### Short problem
Restate the data word for word and leave the images out.
━━━━━━
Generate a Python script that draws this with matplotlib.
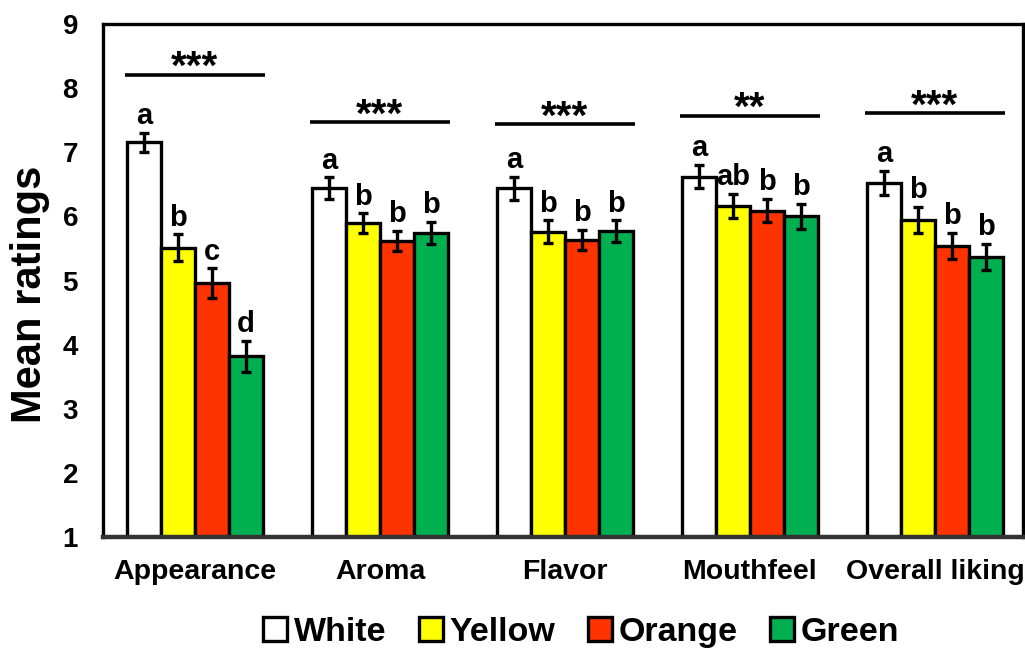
import matplotlib
matplotlib.use("Agg")
import matplotlib.pyplot as plt
import numpy as np

plt.rcParams.update({
    "font.family": ["Liberation Sans", "DejaVu Sans"],
    "font.weight": "bold",
})

attributes = ["Appearance", "Aroma", "Flavor", "Mouthfeel", "Overall liking"]
colours = ["White", "Yellow", "Orange", "Green"]
fills = ["#FFFFFF", "#FFFF00", "#FF3300", "#00B050"]

means = {
    "White":  [7.16, 6.44, 6.44, 6.62, 6.52],
    "Yellow": [5.51, 5.90, 5.76, 6.16, 5.95],
    "Orange": [4.96, 5.62, 5.63, 6.09, 5.54],
    "Green":  [3.82, 5.74, 5.77, 6.00, 5.37],
}
sems = {
    "White":  [0.15, 0.17, 0.18, 0.18, 0.19],
    "Yellow": [0.21, 0.15, 0.18, 0.19, 0.20],
    "Orange": [0.23, 0.16, 0.16, 0.18, 0.20],
    "Green":  [0.24, 0.17, 0.17, 0.20, 0.20],
}
letters = {
    "White":  ["a", "a", "a", "a", "a"],
    "Yellow": ["b", "b", "b", "ab", "b"],
    "Orange": ["c", "b", "b", "b", "b"],
    "Green":  ["d", "b", "b", "b", "b"],
}
sig_marks = ["***", "***", "***", "**", "***"]
sig_levels = [8.21, 7.47, 7.44, 7.57, 7.61]

fig = plt.figure(figsize=(10.25, 6.53), dpi=100)
ax = fig.add_axes([0.1005, 0.1776, 0.8975, 0.7854])

x = np.arange(len(attributes))
w = 0.184
offsets = (np.arange(len(colours)) - 1.5) * w

for name, fc, off in zip(colours, fills, offsets):
    ax.bar(x + off, np.array(means[name]) - 1, bottom=1, width=w, color=fc,
           edgecolor="black", linewidth=2.4, label=name, zorder=2)
    ax.errorbar(x + off, means[name], yerr=sems[name], fmt="none",
                ecolor="black", elinewidth=2.4, capsize=3.5, capthick=2.4, zorder=3)
    for xi, m, s, t in zip(x + off, means[name], sems[name], letters[name]):
        ax.annotate(t, (xi, m + s), xytext=(0, 2), textcoords="offset points",
                    ha="center", va="bottom", fontsize=21, fontweight="bold")

# significance bars over each attribute group
half = 2 * w
for xi, lvl, mark in zip(x, sig_levels, sig_marks):
    ax.plot([xi - half - 0.01, xi + half + 0.01], [lvl, lvl], color="black",
            lw=2.6, solid_capstyle="butt", zorder=3)
    ax.annotate(mark, (xi, lvl), xytext=(0, -3), textcoords="offset points",
                ha="center", va="baseline", fontsize=29, fontweight="bold")

ax.set_xlim(-0.497, 4.476)
ax.set_ylim(1, 9)
ax.set_yticks(range(1, 10))
ax.set_xticks(x)
ax.set_xticklabels(attributes, fontsize=20.5, fontweight="bold")
ax.tick_params(axis="y", labelsize=20, length=0, pad=18)
ax.tick_params(axis="x", length=0, pad=16)
for lab in ax.get_yticklabels():
    lab.set_fontweight("bold")
ax.set_ylabel("Mean ratings", fontsize=30, fontweight="bold")
ax.yaxis.set_label_coords(-0.058, 0.474)

for s in ax.spines.values():
    s.set_linewidth(2.4)
ax.spines["bottom"].set_color("#333333")
ax.spines["bottom"].set_linewidth(3.2)

fig.legend(loc="center", bbox_to_anchor=(0.567, 0.032), ncol=4, frameon=False,
           prop={"size": 24.5, "weight": "bold"}, handlelength=0.7,
           handleheight=0.7, handletextpad=0.2, columnspacing=0.95)

fig.savefig("out.png", dpi=100)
━━━━━━
### Task response
Generate a Python script that draws this with matplotlib.
import matplotlib
matplotlib.use("Agg")
import matplotlib.pyplot as plt
import numpy as np

plt.rcParams.update({
    "font.family": ["Liberation Sans", "DejaVu Sans"],
    "font.weight": "bold",
})

attributes = ["Appearance", "Aroma", "Flavor", "Mouthfeel", "Overall liking"]
colours = ["White", "Yellow", "Orange", "Green"]
fills = ["#FFFFFF", "#FFFF00", "#FF3300", "#00B050"]

means = {
    "White":  [7.16, 6.44, 6.44, 6.62, 6.52],
    "Yellow": [5.51, 5.90, 5.76, 6.16, 5.95],
    "Orange": [4.96, 5.62, 5.63, 6.09, 5.54],
    "Green":  [3.82, 5.74, 5.77, 6.00, 5.37],
}
sems = {
    "White":  [0.15, 0.17, 0.18, 0.18, 0.19],
    "Yellow": [0.21, 0.15, 0.18, 0.19, 0.20],
    "Orange": [0.23, 0.16, 0.16, 0.18, 0.20],
    "Green":  [0.24, 0.17, 0.17, 0.20, 0.20],
}
letters = {
    "White":  ["a", "a", "a", "a", "a"],
    "Yellow": ["b", "b", "b", "ab", "b"],
    "Orange": ["c", "b", "b", "b", "b"],
    "Green":  ["d", "b", "b", "b", "b"],
}
sig_marks = ["***", "***", "***", "**", "***"]
sig_levels = [8.21, 7.47, 7.44, 7.57, 7.61]

fig = plt.figure(figsize=(10.25, 6.53), dpi=100)
ax = fig.add_axes([0.1005, 0.1776, 0.8975, 0.7854])

x = np.arange(len(attributes))
w = 0.184
offsets = (np.arange(len(colours)) - 1.5) * w

for name, fc, off in zip(colours, fills, offsets):
    ax.bar(x + off, np.array(means[name]) - 1, bottom=1, width=w, color=fc,
           edgecolor="black", linewidth=2.4, label=name, zorder=2)
    ax.errorbar(x + off, means[name], yerr=sems[name], fmt="none",
                ecolor="black", elinewidth=2.4, capsize=3.5, capthick=2.4, zorder=3)
    for xi, m, s, t in zip(x + off, means[name], sems[name], letters[name]):
        ax.annotate(t, (xi, m + s), xytext=(0, 2), textcoords="offset points",
                    ha="center", va="bottom", fontsize=21, fontweight="bold")

# significance bars over each attribute group
half = 2 * w
for xi, lvl, mark in zip(x, sig_levels, sig_marks):
    ax.plot([xi - half - 0.01, xi + half + 0.01], [lvl, lvl], color="black",
            lw=2.6, solid_capstyle="butt", zorder=3)
    ax.annotate(mark, (xi, lvl), xytext=(0, -3), textcoords="offset points",
                ha="center", va="baseline", fontsize=29, fontweight="bold")

ax.set_xlim(-0.497, 4.476)
ax.set_ylim(1, 9)
ax.set_yticks(range(1, 10))
ax.set_xticks(x)
ax.set_xticklabels(attributes, fontsize=20.5, fontweight="bold")
ax.tick_params(axis="y", labelsize=20, length=0, pad=18)
ax.tick_params(axis="x", length=0, pad=16)
for lab in ax.get_yticklabels():
    lab.set_fontweight("bold")
ax.set_ylabel("Mean ratings", fontsize=30, fontweight="bold")
ax.yaxis.set_label_coords(-0.058, 0.474)

for s in ax.spines.values():
    s.set_linewidth(2.4)
ax.spines["bottom"].set_color("#333333")
ax.spines["bottom"].set_linewidth(3.2)

fig.legend(loc="center", bbox_to_anchor=(0.567, 0.032), ncol=4, frameon=False,
           prop={"size": 24.5, "weight": "bold"}, handlelength=0.7,
           handleheight=0.7, handletextpad=0.2, columnspacing=0.95)

fig.savefig("out.png", dpi=100)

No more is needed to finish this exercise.